Obama’s Trillion Dollar Nuclear Weapons Gamble
Why is the president is proposing a multi-billion dollar nuclear arsenal overhaul that is expensive, dangerous, and does nothing to make the United States safer?
President Barack Obama will propose spending cuts for many federal programs in the 2016 budget request he’ll send to Congress on Monday, but not for nuclear weapons. Quite the contrary, Obama’s administration is proposing to go on a nuclear weapons spending spree. This is an expensive and profound mistake, and one that ignores the limited contribution that nuclear weapons make to U.S. security.
The administration’s costly plan proposes to rebuild the entire U.S. nuclear arsenal, including the warheads, and the missiles, planes and submarines that carry them. These plans will cost $348 billion over the next 10 years, according to a Congressional Budget Office estimate released last week. The National Defense Panel, appointed by Congress, found that the price tag over 30 years could be as much as a $1 trillion.
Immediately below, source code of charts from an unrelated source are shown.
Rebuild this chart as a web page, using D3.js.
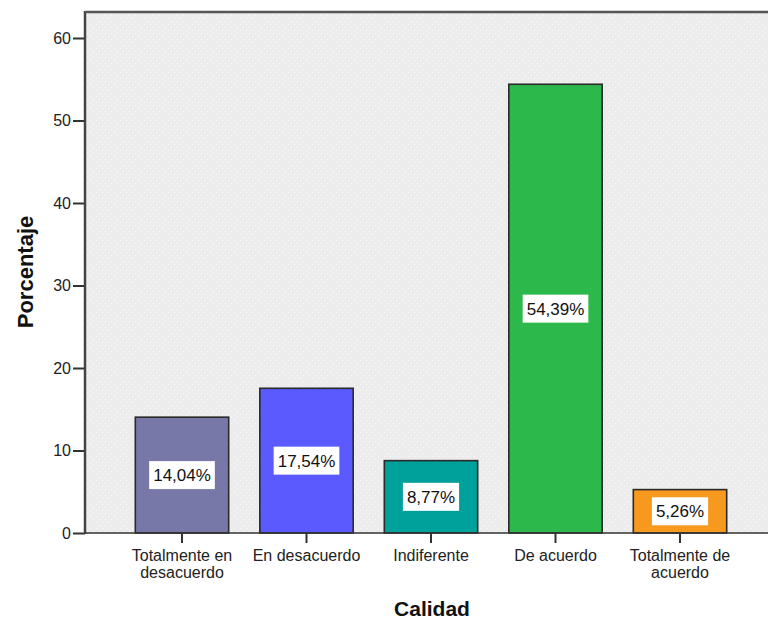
<!DOCTYPE html>
<html>
<head>
<meta charset="utf-8">
<script src="https://cdn.jsdelivr.net/npm/d3@7/dist/d3.min.js"></script>
<style>
  html, body { margin: 0; padding: 0; background: #fff; }
  svg { display: block; font-family: "Liberation Sans", Arial, sans-serif; }
</style>
</head>
<body>
<svg id="chart" width="768" height="620"></svg>
<script>
// Survey responses for "Calidad" (percent of respondents)
const categories = [
  ["Totalmente en", "desacuerdo"],
  ["En desacuerdo"],
  ["Indiferente"],
  ["De acuerdo"],
  ["Totalmente de", "acuerdo"]
];
const values = [14.04, 17.54, 8.77, 54.39, 5.26];
const valueLabels = ["14,04%", "17,54%", "8,77%", "54,39%", "5,26%"];
const barColors = ["#7878a8", "#5a5aff", "#00a09b", "#2db84b", "#f7991f"];
const yTicks = [0, 10, 20, 30, 40, 50, 60];

const svg = d3.select("#chart");
const plot = { left: 85, right: 790, top: 12, bottom: 533 };

// dotted grey fill for the plot area
const defs = svg.append("defs");
const pat = defs.append("pattern")
  .attr("id", "dots").attr("patternUnits", "userSpaceOnUse")
  .attr("width", 6).attr("height", 6);
pat.append("rect").attr("width", 6).attr("height", 6).attr("fill", "#ececec");
pat.append("rect").attr("x", 0).attr("y", 0).attr("width", 1).attr("height", 1).attr("fill", "#fafafa");
pat.append("rect").attr("x", 3).attr("y", 3).attr("width", 1).attr("height", 1).attr("fill", "#fafafa");

const keys = d3.range(values.length);
const x = d3.scaleBand()
  .domain(keys)
  .range([119.75, 742.25])
  .paddingInner(0.25)
  .paddingOuter(0.125);

const y = d3.scaleLinear().domain([0, 60]).range([plot.bottom, 38]);

svg.append("rect")
  .attr("x", plot.left).attr("y", plot.top)
  .attr("width", plot.right - plot.left).attr("height", plot.bottom - plot.top)
  .attr("fill", "url(#dots)");

// bars
svg.append("g").selectAll("rect")
  .data(keys)
  .join("rect")
  .attr("x", i => x(i))
  .attr("y", i => y(values[i]))
  .attr("width", x.bandwidth())
  .attr("height", i => y(0) - y(values[i]))
  .attr("fill", i => barColors[i])
  .attr("stroke", "#2a2a2a")
  .attr("stroke-width", 1.6);

// value labels in white boxes at bar midpoints
const lab = svg.append("g").selectAll("g")
  .data(keys)
  .join("g")
  .attr("transform", i => `translate(${x(i) + x.bandwidth() / 2},${(y(values[i]) + y(0)) / 2})`);
lab.append("text")
  .attr("text-anchor", "middle")
  .attr("dy", "0.36em")
  .attr("font-size", 17)
  .attr("fill", "#111")
  .text(i => valueLabels[i]);
lab.each(function () {
  const g = d3.select(this);
  const b = g.select("text").node().getBBox();
  g.insert("rect", "text")
    .attr("x", b.x - 4).attr("y", -14)
    .attr("width", b.width + 8).attr("height", 28)
    .attr("fill", "#fff");
});

// y axis
const yAxis = d3.axisLeft(y).tickValues(yTicks).tickSize(12).tickPadding(2).tickFormat(d3.format("d"));
const ya = svg.append("g").attr("transform", `translate(${plot.left},0)`).call(yAxis);
ya.select(".domain").remove();
ya.selectAll(".tick line").attr("stroke", "#333").attr("stroke-width", 2);
ya.selectAll(".tick text").attr("font-size", 16).attr("fill", "#222")
  .attr("font-family", "'Liberation Sans', Arial, sans-serif");

// x axis
const xAxis = d3.axisBottom(x).tickSize(10).tickFormat("");
const xa = svg.append("g").attr("transform", `translate(0,${plot.bottom})`).call(xAxis);
xa.select(".domain").remove();
xa.selectAll(".tick line").attr("stroke", "#333").attr("stroke-width", 2);

// category labels, one text element per line
const cat = svg.append("g").selectAll("g")
  .data(keys)
  .join("g")
  .attr("transform", i => `translate(${x(i) + x.bandwidth() / 2},561)`);
cat.selectAll("text")
  .data(i => categories[i])
  .join("text")
  .attr("text-anchor", "middle")
  .attr("font-size", 16)
  .attr("fill", "#222")
  .attr("y", (d, j) => j * 17)
  .text(d => d);

// frame: left, top and baseline
svg.append("line").attr("x1", plot.left).attr("x2", plot.left)
  .attr("y1", plot.top - 1).attr("y2", plot.bottom + 1)
  .attr("stroke", "#444").attr("stroke-width", 2.5);
svg.append("line").attr("x1", plot.left).attr("x2", plot.right)
  .attr("y1", plot.top).attr("y2", plot.top)
  .attr("stroke", "#555").attr("stroke-width", 2.5);
svg.append("line").attr("x1", plot.left).attr("x2", plot.right)
  .attr("y1", plot.bottom).attr("y2", plot.bottom)
  .attr("stroke", "#333").attr("stroke-width", 1.6);

// axis titles
svg.append("text")
  .attr("transform", "translate(33,272) rotate(-90)")
  .attr("text-anchor", "middle")
  .attr("font-size", 22).attr("font-weight", "bold").attr("fill", "#111")
  .text("Porcentaje");
svg.append("text")
  .attr("x", 432).attr("y", 616)
  .attr("text-anchor", "middle")
  .attr("font-size", 21).attr("font-weight", "bold").attr("fill", "#111")
  .text("Calidad");
</script>
</body>
</html>
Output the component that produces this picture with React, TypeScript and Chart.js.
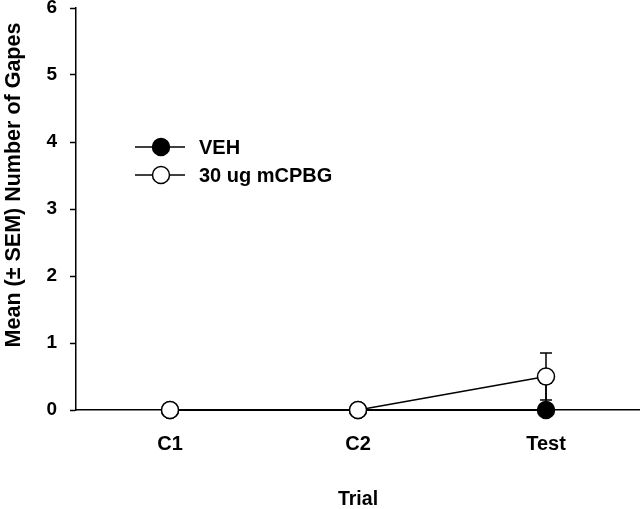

What will taxpayers get for that money? Not much. Nuclear weapons do precious little to address the real threats we and our allies face today, and do nothing to address the threat of terrorism. Nothing to counter Islamic State forces in Iraq and Syria. Nothing to counteract the growing risk of cyber attack.
(Related: This Is a Pivotal Moment for the US Nuclear Arsenal)
And, while recognizing the very problematic behavior of Russian President Vladimir Putin, the truth is U.S. nuclear forces did not stop the Russian military from invading Ukraine either. Spending more money on nuclear weapons would not turn them back. The conventional forces that the United States and its allies have at their disposal are more than sufficient to respond to any Russian provocation, should policy makers decide to use them.
This is not to say U.S. nuclear weapons have no role. Their job is to deter a nuclear attack on us and our allies. Today, the United States has some 2,000 deployed nuclear weapons and more than that in reserve. The New START agreement with Russia will reduce the number of long-range warheads each country deploys to 1,550 by 2018. Yet the U.S. military has already concluded that the United States does not need more than 1,000 such weapons.
In fact, the United States could maintain a fully capable deterrent without the unnecessary and redundant weapons or spending. No current or conceivable future threat requires the United States to maintain more than a few hundred survivable warheads. As a first step in this direction, the Obama administration should limit its total nuclear arsenal to 1,000 weapons, including both long- and short-range weapons, deployed and reserve.
Not only would reducing our bloated arsenal save U.S. taxpayers hundreds of billions of dollars, it would make us safer. Nuclear weapons are the only threat to the survival of the United States. By reducing the role they play in global affairs, we increase our security. Specifically, U.S. reductions also enhance our efforts to eliminate North Korea’s limited arsenal, head off potential increases in China’s stockpile and limit Iran’s potential program. As they have in the past, U.S. cuts could prompt Russia to reduce its stockpile, particularly as the tumbling price of oil wreaks havoc on its economy. Even Putin’s decision to end cooperative programs to lock down Russian nuclear material and U.S. statements that Russia has violated the Intermediate Forces Treaty do not rule out such an outcome.
The Obama administration plans to develop and build new kinds of warheads rather than refurbish and rebuild the ones we already have. Again, not only is this an unnecessary expense, it undermines national security. The United States can maintain an effective and reliable arsenal at a reasonable cost, for as long as needed. But spending money on new types of warheads undermines efforts to stop additional countries from pursuing these weapons. Rather than an asset that increases national security, nuclear weapons are now our greatest security liability.
It is too late to improve this budget request. And sadly, this Congress is unlikely to make sensible changes to it. But as the limited value of nuclear weapons becomes clearer, smarter budgeting will involve budgets with smaller, more reasonable investments in our nuclear arsenal.